1. Technical Field
The present disclosure relates to a light emitting device that includes a semiconductor light emitting element and a resin member provided with an internal wiring, and to a method of manufacturing the same.
2. Description of the Related Art
Light emitting devices using a semiconductor light emitting element such as a light emitting diode are widely used because of ease of miniaturization and high light emission efficiency. The light emitting elements used in light emitting devices can be roughly divided into two types, namely, a face up type in which a surface of a semiconductor light emitting element for disposing a pad electrode is on the opposite side from the mounting surface, and a face down type in which a surface of a light emitting element for disposing an electrode is a lower surface that faces a mounting substrate.
In the face up type, a semiconductor light emitting element is mounted on leads or the like, and the semiconductor light emitting element and the leads are connected via bonding wires or the like. Accordingly, in a plan view of a semiconductor light emitting element disposed on a mounting substrate—that is, seen from a perpendicular direction relative to the mounting surface of the mounting substrate—portions of the wires are needed to be outer side of the semiconductor light emitting element, which imposes a limitation in miniaturization of the light emitting element.
On the other hand, in the face down type (or flip chip type), a pad electrode disposed on a surface of a semiconductor light emitting element and a wiring disposed on a mounting substrate can be electrically connected via a connector such as a bump or a metal pillar, which are positioned within the outer peripheral line of the semiconductor light emitting element in a plan view seen from a direction perpendicular to the mounting surface of the mounting substrate. This configuration allows forming of a CSP (Chip Size Package or Chip Scale Package) in which the size of a light emitting device (particularly the size in a plan view seen from a direction perpendicular to the mounting surface of the mounting substrate) is reduced almost to the size of the chip of a semiconductor light emitting element.
In recent years, in order to achieve further miniaturization, or in order to further improve the light emission efficiency, a face down type light emitting device has been proposed, in which a growth substrate (a light-transmissive substrate) such as sapphire has been removed, or the thickness of the growth substrate has been reduced.
The growth substrate is a substrate for growing thereon an n-type semiconductor layer and a p-type semiconductor layer that are components of a semiconductor light emitting element.
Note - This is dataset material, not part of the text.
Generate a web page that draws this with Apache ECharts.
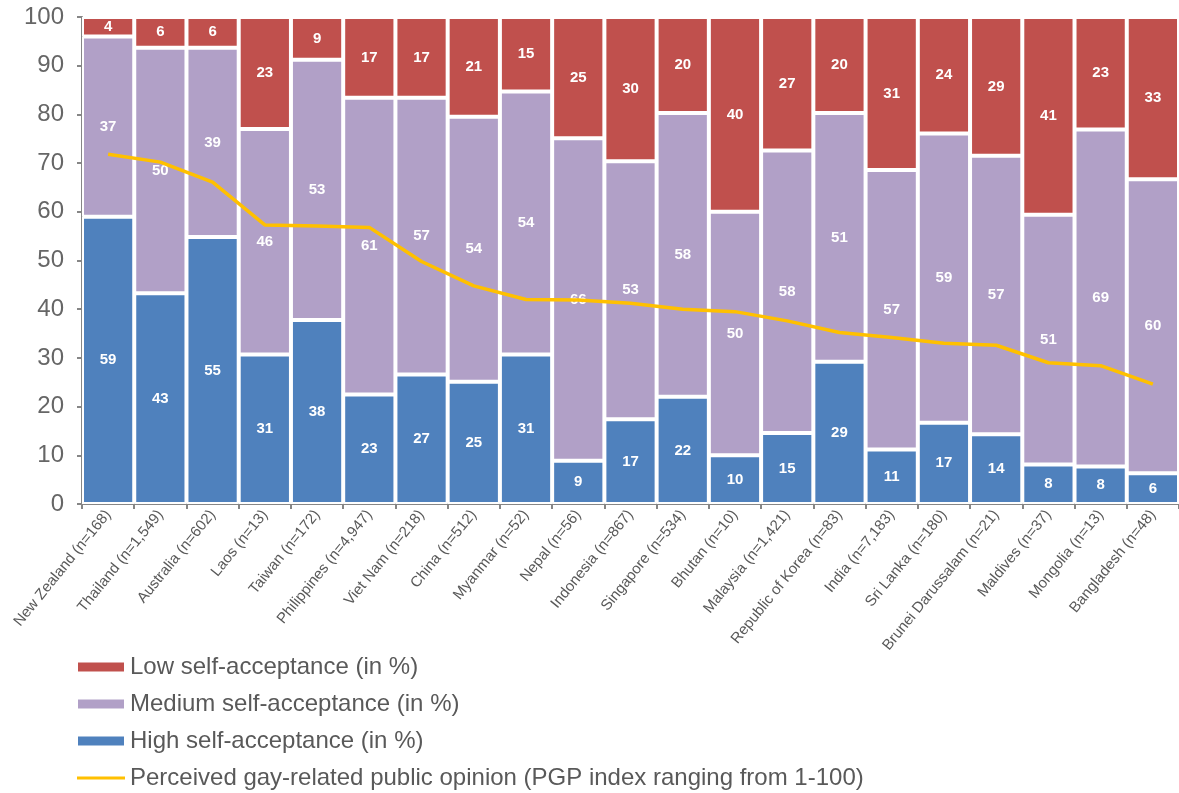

The growth substrate also exhibits the effect of improving the mechanical strength of the light emitting device by supporting a semiconductor light emitting element that is small in thickness and low in strength. Accordingly, in a light emitting device in which the growth substrate is removed or the thickness of the growth substrate is reduced after formation of a semiconductor light emitting element, for example as disclosed in JP 2011-249426 A, a resin layer is disposed on an electrode side (the side facing the mounting substrate) for supporting a bare chip (i.e., a semiconductor light emitting element), and internal wirings made of metal pillars or other wirings are formed so as to penetrate through the resin layer, and the electrode and an external terminal are electrically connected to each other. With such a resin layer that includes an internal wiring, sufficient mechanical strength can be reliably obtained.
In the case where such a light emitting device that has a resin layer disposed on the electrode side is mounted on a mounting substrate by using an electrically conductive adhesive member, for example using a solder and a reflowing method, melted solder may be squeezed out from between the electrode for external connection of the light emitting device and the wiring pattern of the mounting substrate. In particular, when the solder is excessively supplied, the solder squeezed out from between the electrode for external connection of the light emitting device and the wiring pattern of the mounting substrate may rise along a side surface of the resin layer. The solder that rises up the side surface of the resin layer may cause bonding defects between the light emitting device and the mounting substrate, or may contaminate the light extraction surface resulting in a reduction in the light extraction efficiency.